Begin with the first line of the material and write out each line exactly, ending with the line that contains "var yTicks = [0, 5, 10, 15, 20, 25];". Pictures are not part of the copy.

━━━━━━━━━━━━━━━━━━━━━━━━━━━━━━

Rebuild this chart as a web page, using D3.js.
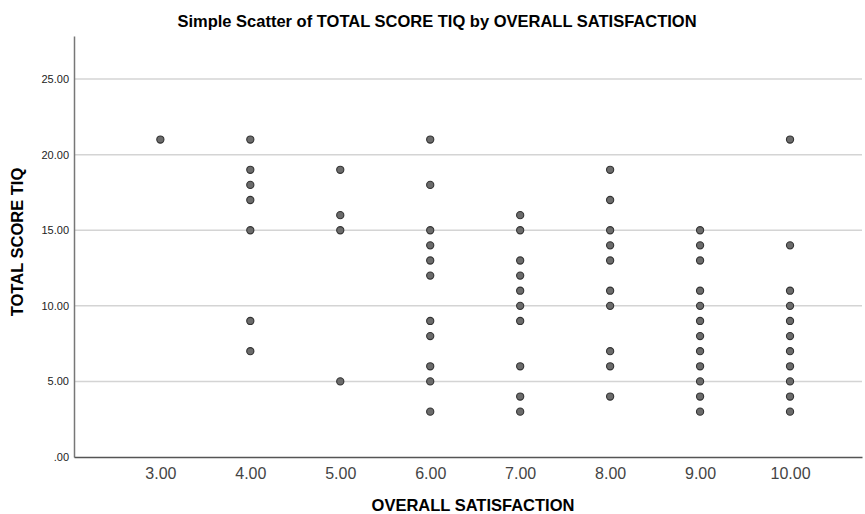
<!DOCTYPE html>
<html>
<head>
<meta charset="utf-8">
<script src="https://d3js.org/d3.v7.min.js"></script>
<style>
  body { margin: 0; background: #fff; }
  text { font-family: Arial, "Liberation Sans", sans-serif; }
</style>
</head>
<body>
<div id="chart"></div>
<script>
  // satisfaction levels and the TIQ scores seen at each level
  var satisfaction = [3, 4, 5, 6, 7, 8, 9, 10];
  var scores3 = [21];
  var scores4 = [21, 19, 18, 17, 15, 9, 7];
  var scores5 = [19, 16, 15, 5];
  var scores6 = [21, 18, 15, 14, 13, 12, 9, 8, 6, 5, 3];
  var scores7 = [16, 15, 13, 12, 11, 10, 9, 6, 4, 3];
  var scores8 = [19, 17, 15, 14, 13, 11, 10, 7, 6, 4];
  var scores9 = [15, 14, 13, 11, 10, 9, 8, 7, 6, 5, 4, 3];
  var scores10 = [21, 14, 11, 10, 9, 8, 7, 6, 5, 4, 3];
  var yTicks = [0, 5, 10, 15, 20, 25];

  var byLevel = [scores3, scores4, scores5, scores6, scores7, scores8, scores9, scores10];
  var data = [];
  satisfaction.forEach(function(s, i) {
    byLevel[i].forEach(function(v) { data.push({sat: s, tiq: v}); });
  });

  var W = 865, H = 514;
  var margin = {top: 36, right: 3, bottom: 57, left: 74};
  var width = W - margin.left - margin.right,
      height = H - margin.top - margin.bottom;

  var svg = d3.select("#chart").append("svg")
      .attr("width", W).attr("height", H);

  var g = svg.append("g")
      .attr("transform", "translate(" + margin.left + "," + margin.top + ")");

  var x = d3.scaleLinear().domain([2.04, 10.8]).range([0, width]);
  var y = d3.scaleLinear().domain([0, 27.85]).range([height, 0]);

  // gridlines
  g.append("g").selectAll("line")
    .data(yTicks.filter(function(d) { return d > 0; }))
    .enter().append("line")
      .attr("x1", 0).attr("x2", width)
      .attr("y1", function(d) { return y(d); })
      .attr("y2", function(d) { return y(d); })
      .attr("stroke", "#d4d4d4")
      .attr("stroke-width", 1.5);

  // y axis
  var yAxis = g.append("g")
    .call(d3.axisLeft(y).tickValues(yTicks).tickSize(0).tickPadding(5)
      .tickFormat(function(d) { return d === 0 ? ".00" : d3.format(".2f")(d); }));
  yAxis.select(".domain").attr("stroke", "#777").attr("stroke-width", 1.5);
  yAxis.selectAll("text").attr("font-size", 11).attr("fill", "#222");

  // x axis
  var xAxis = g.append("g")
    .attr("transform", "translate(0," + height + ")")
    .call(d3.axisBottom(x).tickValues(satisfaction).tickSize(0).tickPadding(11)
      .tickFormat(d3.format(".2f")));
  xAxis.select(".domain").attr("stroke", "#555").attr("stroke-width", 1.5);
  xAxis.selectAll("text").attr("font-size", 16).attr("fill", "#444");

  // points
  g.append("g").selectAll("circle")
    .data(data)
    .enter().append("circle")
      .attr("cx", function(d) { return x(d.sat); })
      .attr("cy", function(d) { return y(d.tiq); })
      .attr("r", 3.6)
      .attr("fill", "#6b6b6b")
      .attr("stroke", "#333")
      .attr("stroke-width", 1.1);

  // titles
  svg.append("text")
    .attr("x", 437).attr("y", 27)
    .attr("text-anchor", "middle")
    .attr("font-size", 16.5).attr("font-weight", "bold")
    .text("Simple Scatter of TOTAL SCORE TIQ by OVERALL SATISFACTION");

  svg.append("text")
    .attr("x", 473).attr("y", 511)
    .attr("text-anchor", "middle")
    .attr("font-size", 16.5).attr("font-weight", "bold")
    .text("OVERALL SATISFACTION");

  svg.append("text")
    .attr("transform", "translate(23,242) rotate(-90)")
    .attr("text-anchor", "middle")
    .attr("font-size", 16.5).attr("font-weight", "bold")
    .text("TOTAL SCORE TIQ");
</script>
</body>
</html>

━━━━━━━━━━━━━━━━━━━━━━━━━━━━━━

- [FINAL ANSWER]
Rebuild this chart as a web page, using D3.js.
<!DOCTYPE html>
<html>
<head>
<meta charset="utf-8">
<script src="https://d3js.org/d3.v7.min.js"></script>
<style>
  body { margin: 0; background: #fff; }
  text { font-family: Arial, "Liberation Sans", sans-serif; }
</style>
</head>
<body>
<div id="chart"></div>
<script>
  // satisfaction levels and the TIQ scores seen at each level
  var satisfaction = [3, 4, 5, 6, 7, 8, 9, 10];
  var scores3 = [21];
  var scores4 = [21, 19, 18, 17, 15, 9, 7];
  var scores5 = [19, 16, 15, 5];
  var scores6 = [21, 18, 15, 14, 13, 12, 9, 8, 6, 5, 3];
  var scores7 = [16, 15, 13, 12, 11, 10, 9, 6, 4, 3];
  var scores8 = [19, 17, 15, 14, 13, 11, 10, 7, 6, 4];
  var scores9 = [15, 14, 13, 11, 10, 9, 8, 7, 6, 5, 4, 3];
  var scores10 = [21, 14, 11, 10, 9, 8, 7, 6, 5, 4, 3];
  var yTicks = [0, 5, 10, 15, 20, 25];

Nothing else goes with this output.